Question

\(P(A) = \frac{1}{3}\), \(P(B) = \frac{3}{4}, P(A \cap B) = \frac{1}{6}\), then probability of \( A \) alone is

• A. \( \frac{1}{3} \)
• B. \( \frac{1}{2} \)
• C. \( \frac{1}{6} \)
• D. \( \frac{1}{8} \)

Hint:

The probability of event \( A \) alone is \( P(A \cap B^c) = P(A) - P(A \cap B) \). This represents the probability of \( A \) occurring without \( B \).

Answer 1

The Correct Option is C

Step 1: Interpret "probability of \( A \) alone."
The probability of \( A \) alone typically means the probability of event \( A \) occurring but not \( B \), i.e., \( P(A \cap B^c) \), where \( B^c \) is the complement of \( B \).
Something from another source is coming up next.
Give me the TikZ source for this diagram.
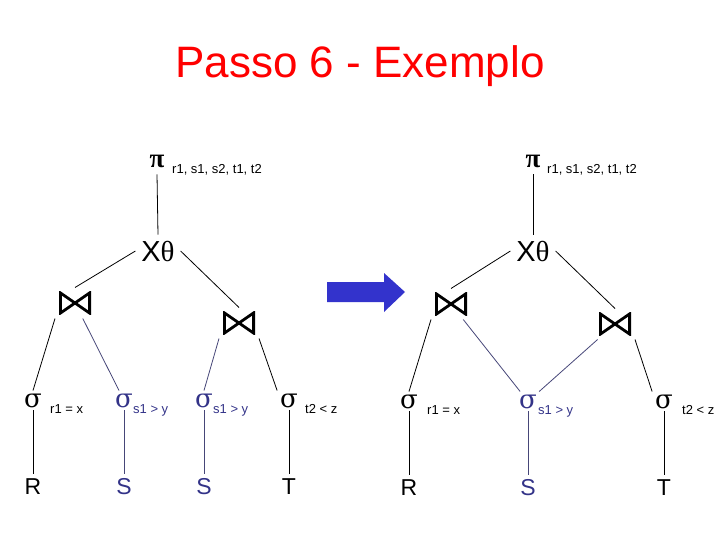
\documentclass[tikz,border=0pt]{standalone}
\usepackage{fontspec}
\setmainfont{Liberation Sans}
\newfontfamily\grk{Liberation Serif}
\newfontfamily\sgm{DejaVu Serif}
\definecolor{arrblue}{RGB}{51,51,204}
\definecolor{relblue}{RGB}{51,51,136}
\definecolor{lineblue}{RGB}{70,70,120}

\begin{document}
\begin{tikzpicture}[x=1pt,y=-1pt,
    heading/.style={font=\fontsize{44}{44}\selectfont,text=red},
    proj/.style={font=\grk\bfseries\fontsize{27}{27}\selectfont,inner sep=1pt,outer sep=5pt,anchor=base},
    cross/.style={font=\fontsize{29}{29}\selectfont,inner sep=1pt,outer sep=5pt,anchor=base},
    sel/.style={font=\sgm\fontsize{26}{26}\selectfont,inner sep=1pt,outer sep=2pt,anchor=base},
    sub/.style={font=\fontsize{13}{13}\selectfont,inner sep=0pt,anchor=base west},
    rel/.style={font=\fontsize{23}{23}\selectfont,inner sep=1pt,outer sep=3pt,anchor=base},
    joinop/.style={minimum width=32pt,minimum height=23pt,inner sep=0pt,outer sep=4pt,
      path picture={\draw[line width=2.8pt]
        ([shift={(1.4pt,-1.4pt)}]path picture bounding box.north west) --
        ([shift={(-1.4pt,1.4pt)}]path picture bounding box.south east) --
        ([shift={(-1.4pt,-1.4pt)}]path picture bounding box.north east) --
        ([shift={(1.4pt,1.4pt)}]path picture bounding box.south west) -- cycle;}},
    tline/.style={draw,line width=0.8pt},
    bline/.style={draw=lineblue,line width=0.8pt}]
    \useasboundingbox (0,0) rectangle (720,540);

    \node[heading] (title) at (360,66) {Passo 6 - Exemplo};

    \node[proj] (projl) at (157,168) {π};
    \node[sub] (projlsub) at (172,174) {r1, s1, s2, t1, t2};
    \node[cross] (thetal) at (158,261) {X{\grk θ}};
    \node[joinop] (joinla) at (75,303) {};
    \node[joinop] (joinlb) at (239,323) {};
    \node[sel] (sigla) at (33,407) {σ};
    \node[sub] (siglasub) at (50,413) {r1 = x};
    \node[sel,text=relblue] (siglb) at (124,407) {σ};
    \node[sub,text=relblue] (siglbsub) at (133,413) {s1 > y};
    \node[sel,text=relblue] (siglc) at (204,407) {σ};
    \node[sub,text=relblue] (siglcsub) at (213,413) {s1 > y};
    \node[sel] (sigld) at (289,407) {σ};
    \node[sub] (sigldsub) at (305,413) {t2 < z};
    \node[rel] (rella) at (33,494) {R};
    \node[rel,text=relblue] (rellb) at (124,494) {S};
    \node[rel,text=relblue] (rellc) at (204,494) {S};
    \node[rel] (relld) at (289,494) {T};

    \fill[arrblue] (327,282) -- (384,282) -- (384,273) -- (405,292) -- (384,312) -- (384,302) -- (327,302) -- cycle;

    \node[proj] (projr) at (533,168) {π};
    \node[sub] (projrsub) at (547,174) {r1, s1, s2, t1, t2};
    \node[cross] (thetar) at (533,261) {X{\grk θ}};
    \node[joinop] (joinra) at (451,304) {};
    \node[joinop] (joinrb) at (615,324) {};
    \node[sel] (sigra) at (409,408) {σ};
    \node[sub] (sigrasub) at (427,414) {r1 = x};
    \node[sel,text=relblue] (sigrb) at (528,408) {σ};
    \node[sub,text=relblue] (sigrbsub) at (538,414) {s1 > y};
    \node[sel] (sigrc) at (664,408) {σ};
    \node[sub] (sigrcsub) at (682,414) {t2 < z};
    \node[rel] (relra) at (409,495) {R};
    \node[rel,text=relblue] (relrb) at (528,495) {S};
    \node[rel] (relrc) at (664,495) {T};

    \draw[tline] (projl.south) -- (thetal.north);
    \draw[tline] (thetal.west) -- (joinla.north);
    \draw[tline] (thetal.east) -- (joinlb.north);
    \draw[tline] (joinla.south west) -- (sigla.north);
    \draw[bline] (joinla) -- (siglb);
    \draw[bline] (joinlb.south west) -- (siglc.north);
    \draw[tline] (joinlb.south east) -- (sigld.north west);
    \draw[tline] (sigla.south) -- (rella.north);
    \draw[bline] (siglb.south) -- (rellb.north);
    \draw[bline] (siglc.south) -- (rellc.north);
    \draw[tline] (sigld.south) -- (relld.north);

    \draw[tline] (projr.south) -- (thetar.north);
    \draw[tline] (thetar.west) -- (joinra.north);
    \draw[tline] (thetar.east) -- (joinrb.north);
    \draw[tline] (joinra.south west) -- (sigra.north);
    \draw[bline] (joinra) -- (sigrb);
    \draw[bline] (joinrb) -- (sigrb);
    \draw[tline] (joinrb.south east) -- (sigrc.north west);
    \draw[tline] (sigra.south) -- (relra.north);
    \draw[bline] (sigrb.south) -- (relrb.north);
    \draw[tline] (sigrc.south) -- (relrc.north);
\end{tikzpicture}
\end{document}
Step 2: Compute \( P(A \cap B^c) \).
We are given:
\( P(A) = \frac{1}{3} \),
\( P(B) = \frac{3}{4} \),
\( P(A \cap B) = \frac{1}{6} \).
First, find \( P(B^c) \): \[ P(B^c) = 1 - P(B) = 1 - \frac{3}{4} = \frac{1}{4}. \] Use the formula for \( P(A \cap B^c) \): \[ P(A \cap B^c) = P(A) - P(A \cap B). \] Substitute the given values: \[ P(A \cap B^c) = \frac{1}{3} - \frac{1}{6} = \frac{2}{6} - \frac{1}{6} = \frac{1}{6}. \] So, the probability of \( A \) alone is \( \frac{1}{6} \). Step 3: Verify independence (optional, for context).
Check if \( A \) and \( B \) are independent: \[ P(A) \cdot P(B) = \frac{1}{3} \cdot \frac{3}{4} = \frac{3}{12} = \frac{1}{4}, \] but \( P(A \cap B) = \frac{1}{6} \neq \frac{1}{4} \), so \( A \) and \( B \) are not independent. This does not affect the calculation of \( P(A \cap B^c) \). Step 4: Evaluate the options.
(1) \( \frac{1}{3} \): Incorrect, as \( P(A \cap B^c) \neq P(A) \). Incorrect.
(2) \( \frac{1}{2} \): Incorrect, as the value is too large. Incorrect.
(3) \( \frac{1}{6} \): Correct, matches the computed value. Correct.
(4) \( \frac{1}{8} \): Incorrect, as the value is too small. Incorrect.
Step 5: Select the correct answer.
The probability of \( A \) alone is \( \frac{1}{6} \), matching option (3).